I can assure you that it was anything but joyful. A sort of stagey joy was evident but not a sight of the real spontaneous feeling. There was a sort of Queen-hostess, who welcomed everyone. I have an idea she was Mrs. God or maybe assistant to St. Peter. She wore an elaborate shiny yellow evening gown; and a set smile after the fashion of the ladies in charge of Y. W. C. A. hostels on earth. A nice, well-spoken motherly sort of person this Queen was, who did her best to make everybody feel at home.

When there was a wreck at sea or a railway accident, many male and female supers waddled their bodies in joyous movement across the stage and laughed and made mouthy noises. Oh, so glad they were to be in Heaven after the shocks they had gone through on earth.
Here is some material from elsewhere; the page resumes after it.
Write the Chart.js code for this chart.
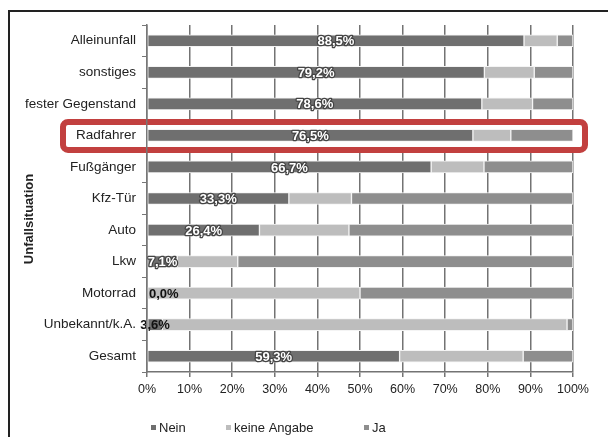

It was curious to note that they all entered Heaven with whole bodies and unmessed clothes, these merry wreck and collision victims.

When the curtain rings down on the scene of the Hereafter it does so to the sound of cheering. And why? A whole army has just been annihilated, and to the tune of “John Brown’s Body” their spirits are marching toward Heaven. And so the happy inhabitants of the Hereafter must cheer to think of this influx to their land. After the tawdry Heaven one is refreshed by the beauty of the unnecessary scene, “On the way to the islands of sleep.” They still use rowboats in that land it seems, but as they are rowboats with beautifully lighted innards one doesn’t object very much. One does object, however, to the next scene. It is called “Space.” Imagine Space as a back-drop sprinkled with stars like an old-fashioned frosted Christmas Card. In the middle of this a scarlet circle with the continents of North and South America painted in a muddy brown color. A sorry picture of space to come from an imaginative artist.

The last scene, and the best from the scenic and dramatic standpoint, takes place in the palace of the King. Here comes the princess after having wandered through the forest awake and the Hereafter in a dream, and after falling in some queer kind of fit dies and so joins her dead lover and the rest of the cosmopolitan group in Heaven.

A mess by masters! A very messy mess. A sloppy play to start with. Bad acting to carry it along. Mediocre music and stage setting that seem to have been influenced by the play instead of rising above it. I await with interest to see the work that Jones is to do for the Russian Ballet. He will have his chance to re-establish himself. I’m sure he is artist enough to grasp it.